2007-12-23

Find out if your politics have any (artificial) intelligence

Zabaware has recently launched the site www.askthecandidates2008.com - a web page that allows visitors to ask questions to any of the 2008 U.S. presidential candidates and get an instant response based on a real quote by the candidate. You can choose between Democrats and Republicans and pose questions to more than one candidate at the same time, which enables you to compare their answers immediately.

Zabaware has loaded transcripts of all the presidential debates thus far, containing hundreds of quotes from each of the candidates, into artificial intelligence software based on the company's award-winning Ultra Hal engine. When the visitor asks a question, the AI bot version of each candidate will try to answer using a real quote from their human counterpart. In addition visitors can rate each candidate based on the quality of the response and see how the possibly soon-to-be presidents rank up against each other in this system. In the current ranking based on visitor ratings the Top Three consists of Ron Paul (Republican), Barack Obama (Democrat) and Joe Biden (Democrat), but this can easily be changed – by you, dear visitors.
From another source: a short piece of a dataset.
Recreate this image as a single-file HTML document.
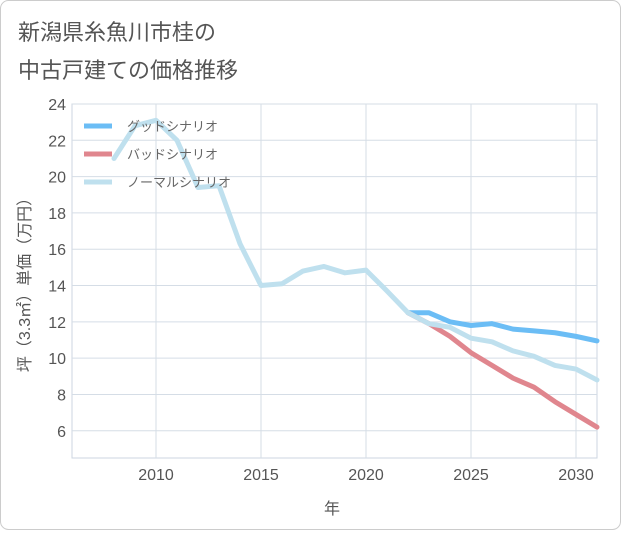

Sadly, the software is not perfect (or maybe there should be some tips how to properly ask a question to get a satisfying answer); try asking for example six candidates “Do you really think you're gonna win?” and see what they “say” (or, rather, said weeks or months ago). One of them asked “Have you seen ‘Prison Break’?” replied: Well, I have long supported incentive pay for school wide performance. You know, what we're trying to do is to change the culture within schools and to provide the resources, the training and the support that teachers need to do the job they do want to do. And particularly focusing on kids who come from disadvantaged backgrounds, I think you have to start with preschool, even before pre-kindergarten. I've advocated universal pre-kindergarten. I think you have to start even earlier to try to help the family be the best school and teaching opportunity for their own children. You have to reform No Child Left Behind. We're going to try to do that and begin to make it much more in line with the reality of teaching. But I think that we've got to have a real conversation with our teachers, our students and our parents, because basically you can walk in a classroom today and it looks very much like the classroom I walked into, you know, 50 years ago. And we have changed as a nation. We don't live and work the same way. But we act as though our schools are somehow off limits to trying to bring technology and other changes to them.